Un arrêt du 14 mars 2022 de la cour administrative d’appel de Marseille (CAA Marseille, 14 mars 2022, n° 20MA04339) apporte un éclairage intéressant quant aux modalités de prise en compte par le juge des pratiques observées sur des marchés comparables.

Dans l’affaire jugée, 4 639 237,78 euros de pénalités de retard étaient en jeu, soit un peu plus de 48 % du montant du marché (9 644 985 euros). Le montant de cette pénalité sanctionnait 481 jours de retard sur un délai contractuel de 178 semaines (soit un dépassement du délai contractuel à hauteur de 39 %).

Par une approche inédite, le juge d’appel marseillais va considérer que la formule de calcul des pénalités de retard prévue par le CCAG MI en vigueur, “(V x R) / 3 000“, constitue le mode de calcul applicable dans des marchés comparables.

Ajoutons que selon la formule de calcul du CCAG MI, le montant des pénalités aurait été de 1 546 412,59 euros (soit 16 % du montant du marché pour un retard à hauteur de 39 % du délai contractuel).

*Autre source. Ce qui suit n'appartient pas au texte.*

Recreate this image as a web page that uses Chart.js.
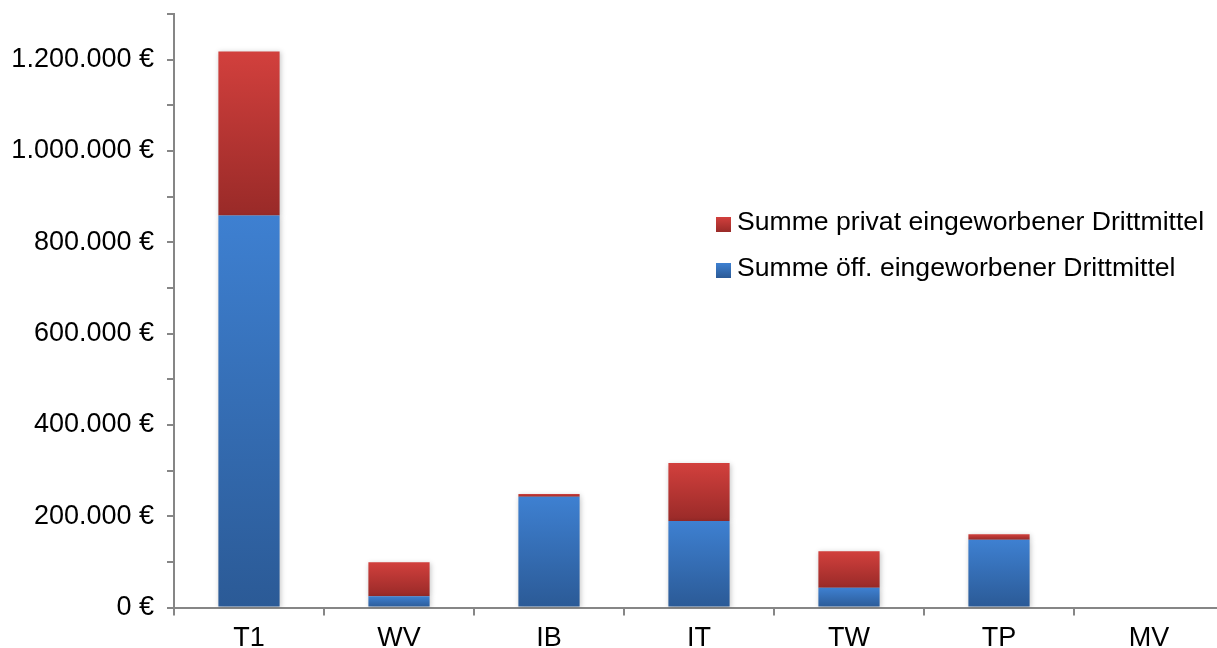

Dès lors, selon le juge, le CCAP du marché ayant dérogé au CCAG en retenant la formule “(V x R) / 1 000“, le montant des pénalités qui en résulte est excessif au regard du montant qui aurait été applicable dans des marchés comparables, sur la base du CCAG MI. Le montant des pénalités est ainsi ramené à 2 000 000 euros, soit un peu plus de 20 % du montant du marché.

La position du juge peut surprendre. En effet, elle pourrait être comprise comme l’affirmation, discutable, que le mode de calcul des pénalités de retard prévu par le CCAG constitue une norme contractuelle, rarement écartée en pratique dans des marchés comparables. Toutefois, l’excès que dénonce le juge ne réside pas tant dans le fait d’avoir dérogé au CCAG, que d’avoir retenu un dénominateur de valeur 1 000 au lieu de 3 000. La preuve en est que le montant rectifié des pénalités ne correspond pas à l’application de la formule du CCAG.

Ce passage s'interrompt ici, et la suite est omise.